A lot of the data will be linked into patient-level data, so not only can we study the workforce, but we can also learn more about how the workforce is driving quality of care for people living with dementia. We’re just in our first wave of data collection and it has been a really fast and furious project because our charge was to try to get all these surveys in the field in the first year. Super busy, but really exciting. It’s gonna be a rich new data source and we’re not being paid to actually analyze the data. We’re getting paid to create this data resource and then we’re putting it out there in the world for the research community to use. I think there’s going to be a tremendous amount of knowledge that comes out of this data resource that builds over time.
Van
We so appreciate your leadership and sponsorship of all these important projects. Let me just give you a final moment to give us any comments about the future of care.
Joanne
Ooh, you know…I think as I’ve said, the aging of the population is something that we all need to be paying attention to. We clearly have increasing concerns about the costs of healthcare. You know, healthcare in the United States is a lot more expensive than anywhere else in the world, even more that a lot of countries that have better health outcomes and better health equity than we do. So, we’ve got a lot of room to think about how can we do what we’re doing more efficiently.?
I think that a lot of that comes down to thinking broadly and holistically about the care of populations, really focusing on the broader allied health workforce that supports the healthcare system and how we can better navigate individuals through a really complicated system. There’s just a lot of opportunity there and organizations like Futuro Health play a really important role because they recognize that there is a broad group of healthcare workers that need new, at-scale, creative ways to develop and deliver their education and their human capital skills to help them find jobs and help meet employers’ needs for this broad, diverse workforce.

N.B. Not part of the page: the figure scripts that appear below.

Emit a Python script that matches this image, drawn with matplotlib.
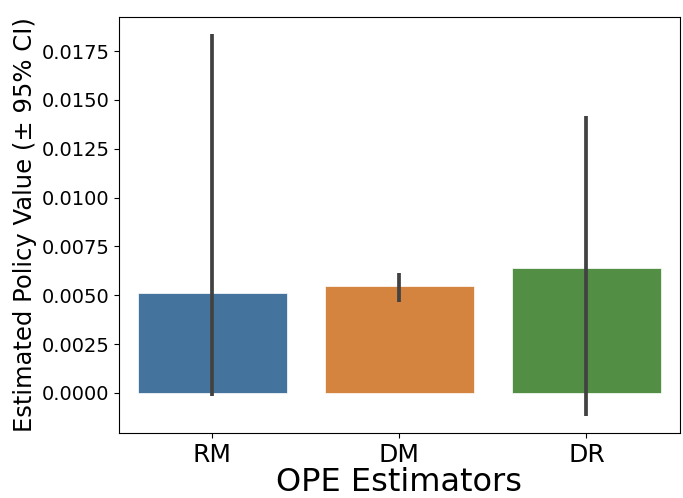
import matplotlib
matplotlib.use('Agg')
import matplotlib.pyplot as plt

# estimators and their estimated policy values (mean, 95% CI)
estimators = ['RM', 'DM', 'DR']
values = [0.00513, 0.00549, 0.00640]
ci_low = [-0.00014, 0.00464, -0.00118]
ci_high = [0.01837, 0.00612, 0.01417]
colors = ['#44749d', '#d5843f', '#528f44']

fig = plt.figure(figsize=(6.83, 4.98), dpi=100)
ax = fig.add_axes([0.1742, 0.1305, 0.8214, 0.8353])

x = range(len(estimators))
ax.bar(x, values, width=0.8, color=colors, edgecolor='white', linewidth=0.5)
ax.vlines(x, ci_low, ci_high, color='#424242', linewidth=2.7)

ax.set_xlim(-0.5, 2.5)
ax.set_ylim(-0.00205, 0.01924)
ax.set_xticks(list(x))
ax.set_xticklabels(estimators, fontsize=18)
ax.set_yticks([i * 0.0025 for i in range(8)])
ax.set_yticklabels([f'{i * 0.0025:.4f}' for i in range(8)], fontsize=14)
ax.set_xlabel('OPE Estimators', fontsize=23, labelpad=0)
ax.set_ylabel('Estimated Policy Value (± 95% CI)', fontsize=17.5, labelpad=3)

fig.savefig('out.png', dpi=100)
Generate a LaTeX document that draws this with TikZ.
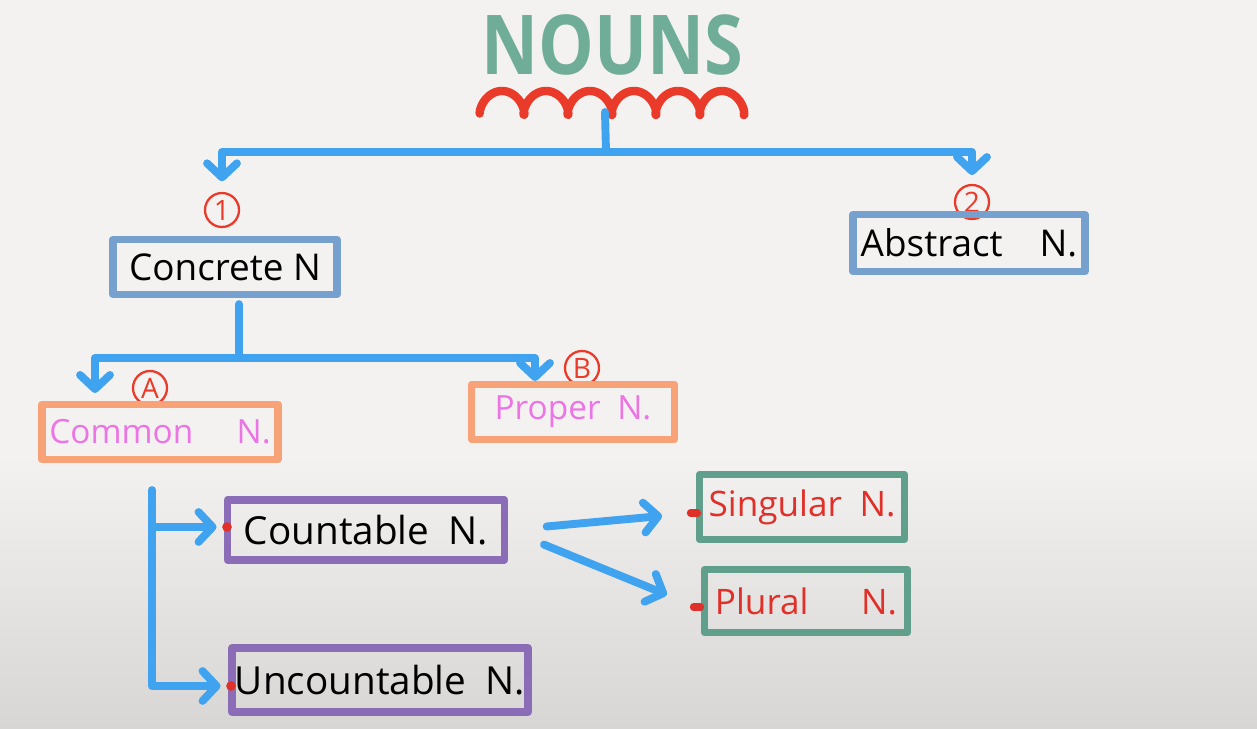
\documentclass[tikz,border=0pt]{standalone}
\usepackage{fontspec}
\usepackage{graphicx}
\setmainfont{Open Sans}
\usetikzlibrary{arrows.meta}
\definecolor{bg}{HTML}{F4F2F0}
\definecolor{bgd}{HTML}{D8D6D4}
\definecolor{tealt}{HTML}{6FAD99}
\definecolor{wavered}{HTML}{EA3A2A}
\definecolor{lblue}{HTML}{3FA3F0}
\definecolor{steel}{HTML}{76A1CE}
\definecolor{orng}{HTML}{F7A277}
\definecolor{mag}{HTML}{EC74E4}
\definecolor{purp}{HTML}{8B6DB7}
\definecolor{grn}{HTML}{5F9F8B}
\definecolor{txtred}{HTML}{E0302A}
\begin{document}
\begin{tikzpicture}[x=0.02cm,y=-0.02cm,
  conn/.style={draw=lblue, line width=4.5pt, line cap=round, line join=round},
  arr/.style={conn, -{Straight Barb[length=8pt,width=17pt,round]}},
  box/.style={draw, line width=4.2pt, inner sep=0pt, line join=round},
  circ/.style={circle, draw=wavered, line width=1.3pt, text=wavered, inner sep=0pt,
    minimum size=0.68cm, font=\fontsize{16}{16}\selectfont},
  reddot/.style={circle, fill=txtred, inner sep=0pt, minimum size=5.5pt},
  reddash/.style={rectangle, rounded corners=2pt, fill=txtred, inner sep=0pt, minimum width=8pt, minimum height=4.5pt}
]
% background
\fill[bg] (0,0) rectangle (1257,729);
\shade[top color=bg, bottom color=bgd] (0,455) rectangle (1257,729);
\useasboundingbox (0,0) rectangle (1257,729);

% title
\node[text=tealt, font=\fontsize{47}{47}\selectfont\bfseries] (title) at (612,45) {\scalebox{0.85}[1]{NOUNS}};
\draw[wavered, line width=4.8pt, line cap=round, line join=round]
  plot[domain=0.5:37.9, samples=400, variable=\t] ({480 + 7*\t - 8*sin(\t r)}, {103 + 12*cos(\t r)});
\coordinate (w) at (605,112);
\coordinate (j1) at (606,152);

% level 1
\node[circ] (c1) at (222,210) {1};
\node[circ] (c2) at (972,202) {2};
\node[box, draw=steel, minimum width=4.48cm, minimum height=1.10cm,
  font=\fontsize{21}{21}\selectfont] (concrete) at (225,267) {Concrete N};
\node[box, draw=steel, minimum width=4.64cm, minimum height=1.14cm,
  font=\fontsize{21}{21}\selectfont] (abstract) at (969,243) {Abstract\quad N.};

\draw[conn] (w) -- (j1);
\draw[arr, shorten >=6pt] (j1) -| (c1);
\draw[arr, shorten >=5pt] (j1) -| (c2);

% level 2
\node[circ] (cA) at (150,388) {A};
\node[circ] (cB) at (582,368) {B};
\node[box, draw=orng, text=mag, minimum width=4.72cm, minimum height=1.10cm,
  font=\fontsize{19}{19}\selectfont] (common) at (160,432) {Common\hspace{1.3em}N.};
\node[box, draw=orng, text=mag, minimum width=4.06cm, minimum height=1.10cm,
  font=\fontsize{19}{19}\selectfont] (proper) at (573,412) {Proper\enspace N.};
\coordinate (j2) at (239,358);
\coordinate (aA) at (95,393);
\coordinate (aB) at (535,381);
\draw[conn] (j2 |- concrete.south) ++(0,6) -- (j2);
\draw[arr] (j2) -| (aA);
\draw[arr] (j2) -| (aB);

% level 3
\node[box, draw=purp, minimum width=5.54cm, minimum height=1.20cm,
  font=\fontsize{22}{22}\selectfont] (countable) at (366,530) {Countable\enspace N.};
\node[box, draw=purp, minimum width=5.92cm, minimum height=1.28cm,
  font=\fontsize{22}{22}\selectfont] (uncountable) at (380,680) {Uncountable\enspace N.};
\node[reddot] (cdot) at (227,527) {};
\node[reddot] (udot) at (231,686) {};
\coordinate (j3) at (152,490);
\draw[arr, shorten >=3pt] (j3) |- (udot);
\draw[arr, shorten >=3pt] (cdot -| j3) -- (cdot);

% level 4
\node[box, draw=grn, text=txtred, minimum width=4.10cm, minimum height=1.30cm,
  font=\fontsize{20}{20}\selectfont] (singular) at (802,507) {Singular\enspace N.};
\node[box, draw=grn, text=txtred, minimum width=4.06cm, minimum height=1.26cm,
  font=\fontsize{20}{20}\selectfont] (plural) at (806,601) {Plural\hspace{1.5em}N.};
\node[reddash] (sdash) at (694,513) {};
\node[reddash] (pdash) at (697,607) {};
\draw[arr, shorten <=22pt, shorten >=14pt] (countable.east) -- (sdash);
\draw[arr, shorten <=22pt, shorten >=14pt] (countable.east) -- (pdash);
\end{tikzpicture}
\end{document}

And those skills can make such a big difference. A really good medical assistant, for example, helps the patient navigate, it gives them a point of contact, it can help alleviate the stress on the clinician by knowing that they have a partner in their medical assistant. Sometimes patients tell medical assistants things that they wouldn’t tell the clinician, so the medical assistant is also a part of the overall healthcare team’s eyes and ears.
So, I think organizations that are really building the broader workforce in healthcare play a really big role in the overall transformation of our system to focus on value and being more attentive to what matters to the people receiving care and how to deliver that care in ways that are affordable and high quality.
Van
Well, thank you for your call to action and all the insights that you shared today. We so appreciate your national and international leadership, Joanne, and especially that you spend the time to be in service of Futuro Health and serve on our board. So thank you, thank you, thank you.
Joanne
Well, thank you so much for inviting me to speak with you about this. Usually in our board meetings, we are focused on the business of making Futuro Health a better organization, so it’s really a treat to get to have more of a conversation with you.
Van
I’m Van Ton-Quinlivan of Futuro Health. Thanks for checking out this episode of WorkforceRx. I hope you will join us again as we continue to explore how to create a future-focused workforce in America.